┌─ DATA LINES

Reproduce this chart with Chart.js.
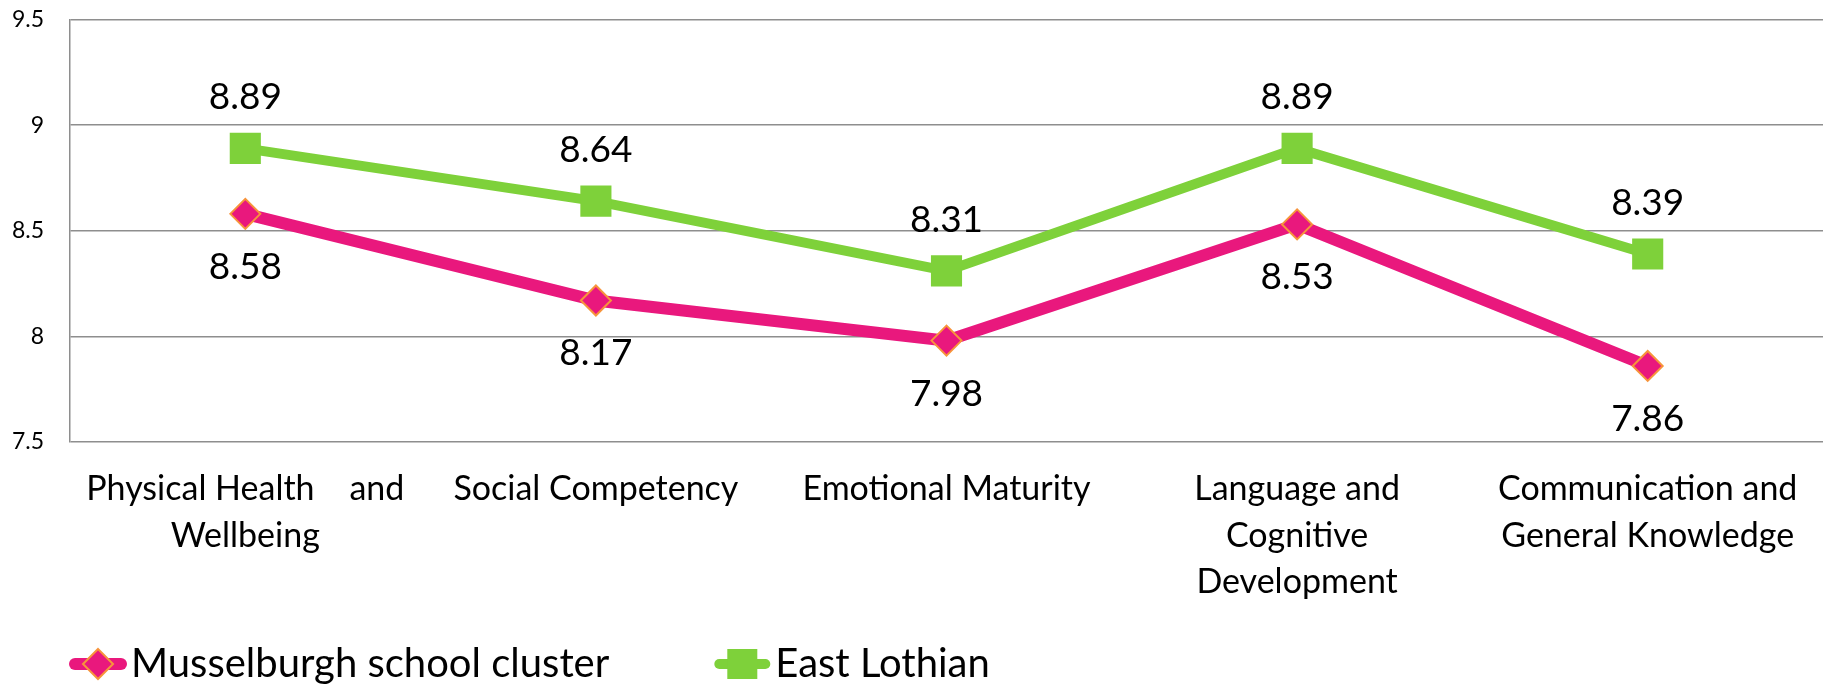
<!DOCTYPE html>
<html>
<head>
<meta charset="utf-8">
<script src="https://cdn.jsdelivr.net/npm/chart.js@4"></script>
<style>
  html, body { margin: 0; padding: 0; background: #fff; }
  canvas { display: block; }
</style>
</head>
<body>
<canvas id="myChart" width="1825" height="684"></canvas>
<script>
var categories = [
  ["Physical Health    and", "Wellbeing"],
  "Social Competency",
  "Emotional Maturity",
  ["Language and", "Cognitive", "Development"],
  ["Communication and", "General Knowledge"]
];
var seriesNames = ["Musselburgh school cluster", "East Lothian"];
var musselburgh = [8.58, 8.17, 7.98, 8.53, 7.86];
var eastLothian = [8.89, 8.64, 8.31, 8.89, 8.39];
var yTicks = [7.5, 8, 8.5, 9, 9.5];

var PINK = "#E9187D";
var ORANGE = "#F7943B";
var GREEN = "#7ED13A";
var GRID = "#8E8E8E";

// value labels above / below each point
var valueLabels = {
  id: "valueLabels",
  afterDatasetsDraw: function (chart) {
    var ctx = chart.ctx;
    ctx.save();
    ctx.font = "37px Lato";
    ctx.fillStyle = "#000";
    ctx.textAlign = "center";
    ctx.textBaseline = "middle";
    chart.data.datasets.forEach(function (ds, i) {
      var meta = chart.getDatasetMeta(i);
      meta.data.forEach(function (pt, j) {
        ctx.fillText(ds.data[j].toFixed(2), pt.x, pt.y + ds.labelOffset);
      });
    });
    ctx.restore();
  }
};

// legend with line + marker, like the original
var lineLegend = {
  id: "lineLegend",
  afterDraw: function (chart) {
    var ctx = chart.ctx;
    var y = 664;
    var x = 70;
    ctx.save();
    ctx.font = "40px Lato";
    ctx.textBaseline = "middle";
    ctx.textAlign = "left";
    chart.data.datasets.forEach(function (ds) {
      ctx.strokeStyle = ds.borderColor;
      ctx.lineWidth = ds.borderWidth;
      ctx.lineCap = "round";
      ctx.beginPath();
      ctx.moveTo(x + 5, y);
      ctx.lineTo(x + 51, y);
      ctx.stroke();
      var cx = x + 28;
      ctx.fillStyle = ds.pointBackgroundColor;
      if (ds.pointStyle === "rectRot") {
        ctx.beginPath();
        ctx.moveTo(cx, y - 15);
        ctx.lineTo(cx + 15, y);
        ctx.lineTo(cx, y + 15);
        ctx.lineTo(cx - 15, y);
        ctx.closePath();
        ctx.fill();
        ctx.lineWidth = ds.pointBorderWidth;
        ctx.strokeStyle = ds.pointBorderColor;
        ctx.stroke();
      } else {
        ctx.fillRect(cx - 15, y - 15, 30, 30);
      }
      ctx.fillStyle = "#000";
      ctx.fillText(ds.label, x + 61, y);
      x = x + 61 + ctx.measureText(ds.label).width + 105;
    });
    ctx.restore();
  }
};

function draw() {
  var ctx = document.getElementById("myChart").getContext("2d");
  new Chart(ctx, {
    type: "line",
    data: {
      labels: categories,
      datasets: [
        {
          label: seriesNames[0],
          data: musselburgh,
          borderColor: PINK,
          backgroundColor: PINK,
          borderWidth: 12,
          pointStyle: "rectRot",
          pointRadius: 15,
          pointBackgroundColor: PINK,
          pointBorderColor: ORANGE,
          pointBorderWidth: 2,
          tension: 0,
          labelOffset: 53
        },
        {
          label: seriesNames[1],
          data: eastLothian,
          borderColor: GREEN,
          backgroundColor: GREEN,
          borderWidth: 10,
          pointStyle: "rect",
          pointRadius: 22,
          pointBackgroundColor: GREEN,
          pointBorderColor: GREEN,
          pointBorderWidth: 0,
          tension: 0,
          labelOffset: -51
        }
      ]
    },
    options: {
      responsive: false,
      animation: false,
      events: [],
      layout: { autoPadding: false, padding: { top: 19.5, right: 2, bottom: 72, left: 0 } },
      plugins: {
        legend: { display: false },
        tooltip: { enabled: false }
      },
      scales: {
        x: {
          offset: true,
          grid: { display: false, drawTicks: false },
          border: { display: false },
          ticks: {
            font: { family: "Lato", size: 34, lineHeight: 1.37 },
            color: "#000",
            padding: 24,
            maxRotation: 0,
            autoSkip: false
          },
          afterFit: function (s) {
            s.height = 170;
            s.paddingLeft = 0;
            s.paddingRight = 0;
          }
        },
        y: {
          min: 7.5,
          max: 9.5,
          afterBuildTicks: function (axis) {
            axis.ticks = yTicks.map(function (v) { return { value: v }; });
          },
          ticks: {
            font: { family: "Lato", size: 23 },
            color: "#000",
            padding: 26,
            callback: function (v) { return String(v); }
          },
          grid: { color: GRID, lineWidth: 1.5, drawTicks: false },
          border: { display: true, color: GRID, width: 1.5 },
          afterFit: function (s) {
            s.width = 70;
            s.paddingTop = 0;
            s.paddingBottom = 0;
          }
        }
      }
    },
    plugins: [valueLabels, lineLegend]
  });
}

if (document.fonts && document.fonts.load) {
  Promise.all([document.fonts.load("36px Lato"), document.fonts.load("22px Lato")]).then(draw, draw);
} else {
  draw();
}
</script>
</body>
</html>
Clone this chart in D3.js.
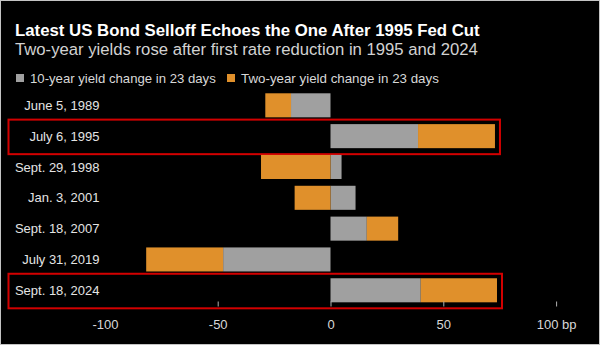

└─

▶ [WHAT YOU NEED TO DO]:
Without the pictures, copy the material exactly as given.

▶ [EXPECTED ANSWER]:
Reproduce this chart with Chart.js.
<!DOCTYPE html>
<html>
<head>
<meta charset="utf-8">
<script src="https://cdn.jsdelivr.net/npm/chart.js@4"></script>
<style>
  html, body { margin: 0; padding: 0; background: #fff; }
  canvas { display: block; }
</style>
</head>
<body>
<canvas id="myChart" width="1825" height="684"></canvas>
<script>
var categories = [
  ["Physical Health    and", "Wellbeing"],
  "Social Competency",
  "Emotional Maturity",
  ["Language and", "Cognitive", "Development"],
  ["Communication and", "General Knowledge"]
];
var seriesNames = ["Musselburgh school cluster", "East Lothian"];
var musselburgh = [8.58, 8.17, 7.98, 8.53, 7.86];
var eastLothian = [8.89, 8.64, 8.31, 8.89, 8.39];
var yTicks = [7.5, 8, 8.5, 9, 9.5];

var PINK = "#E9187D";
var ORANGE = "#F7943B";
var GREEN = "#7ED13A";
var GRID = "#8E8E8E";

// value labels above / below each point
var valueLabels = {
  id: "valueLabels",
  afterDatasetsDraw: function (chart) {
    var ctx = chart.ctx;
    ctx.save();
    ctx.font = "37px Lato";
    ctx.fillStyle = "#000";
    ctx.textAlign = "center";
    ctx.textBaseline = "middle";
    chart.data.datasets.forEach(function (ds, i) {
      var meta = chart.getDatasetMeta(i);
      meta.data.forEach(function (pt, j) {
        ctx.fillText(ds.data[j].toFixed(2), pt.x, pt.y + ds.labelOffset);
      });
    });
    ctx.restore();
  }
};

// legend with line + marker, like the original
var lineLegend = {
  id: "lineLegend",
  afterDraw: function (chart) {
    var ctx = chart.ctx;
    var y = 664;
    var x = 70;
    ctx.save();
    ctx.font = "40px Lato";
    ctx.textBaseline = "middle";
    ctx.textAlign = "left";
    chart.data.datasets.forEach(function (ds) {
      ctx.strokeStyle = ds.borderColor;
      ctx.lineWidth = ds.borderWidth;
      ctx.lineCap = "round";
      ctx.beginPath();
      ctx.moveTo(x + 5, y);
      ctx.lineTo(x + 51, y);
      ctx.stroke();
      var cx = x + 28;
      ctx.fillStyle = ds.pointBackgroundColor;
      if (ds.pointStyle === "rectRot") {
        ctx.beginPath();
        ctx.moveTo(cx, y - 15);
        ctx.lineTo(cx + 15, y);
        ctx.lineTo(cx, y + 15);
        ctx.lineTo(cx - 15, y);
        ctx.closePath();
        ctx.fill();
        ctx.lineWidth = ds.pointBorderWidth;
        ctx.strokeStyle = ds.pointBorderColor;
        ctx.stroke();
      } else {
        ctx.fillRect(cx - 15, y - 15, 30, 30);
      }
      ctx.fillStyle = "#000";
      ctx.fillText(ds.label, x + 61, y);
      x = x + 61 + ctx.measureText(ds.label).width + 105;
    });
    ctx.restore();
  }
};

function draw() {
  var ctx = document.getElementById("myChart").getContext("2d");
  new Chart(ctx, {
    type: "line",
    data: {
      labels: categories,
      datasets: [
        {
          label: seriesNames[0],
          data: musselburgh,
          borderColor: PINK,
          backgroundColor: PINK,
          borderWidth: 12,
          pointStyle: "rectRot",
          pointRadius: 15,
          pointBackgroundColor: PINK,
          pointBorderColor: ORANGE,
          pointBorderWidth: 2,
          tension: 0,
          labelOffset: 53
        },
        {
          label: seriesNames[1],
          data: eastLothian,
          borderColor: GREEN,
          backgroundColor: GREEN,
          borderWidth: 10,
          pointStyle: "rect",
          pointRadius: 22,
          pointBackgroundColor: GREEN,
          pointBorderColor: GREEN,
          pointBorderWidth: 0,
          tension: 0,
          labelOffset: -51
        }
      ]
    },
    options: {
      responsive: false,
      animation: false,
      events: [],
      layout: { autoPadding: false, padding: { top: 19.5, right: 2, bottom: 72, left: 0 } },
      plugins: {
        legend: { display: false },
        tooltip: { enabled: false }
      },
      scales: {
        x: {
          offset: true,
          grid: { display: false, drawTicks: false },
          border: { display: false },
          ticks: {
            font: { family: "Lato", size: 34, lineHeight: 1.37 },
            color: "#000",
            padding: 24,
            maxRotation: 0,
            autoSkip: false
          },
          afterFit: function (s) {
            s.height = 170;
            s.paddingLeft = 0;
            s.paddingRight = 0;
          }
        },
        y: {
          min: 7.5,
          max: 9.5,
          afterBuildTicks: function (axis) {
            axis.ticks = yTicks.map(function (v) { return { value: v }; });
          },
          ticks: {
            font: { family: "Lato", size: 23 },
            color: "#000",
            padding: 26,
            callback: function (v) { return String(v); }
          },
          grid: { color: GRID, lineWidth: 1.5, drawTicks: false },
          border: { display: true, color: GRID, width: 1.5 },
          afterFit: function (s) {
            s.width = 70;
            s.paddingTop = 0;
            s.paddingBottom = 0;
          }
        }
      }
    },
    plugins: [valueLabels, lineLegend]
  });
}

if (document.fonts && document.fonts.load) {
  Promise.all([document.fonts.load("36px Lato"), document.fonts.load("22px Lato")]).then(draw, draw);
} else {
  draw();
}
</script>
</body>
</html>
Clone this chart in D3.js.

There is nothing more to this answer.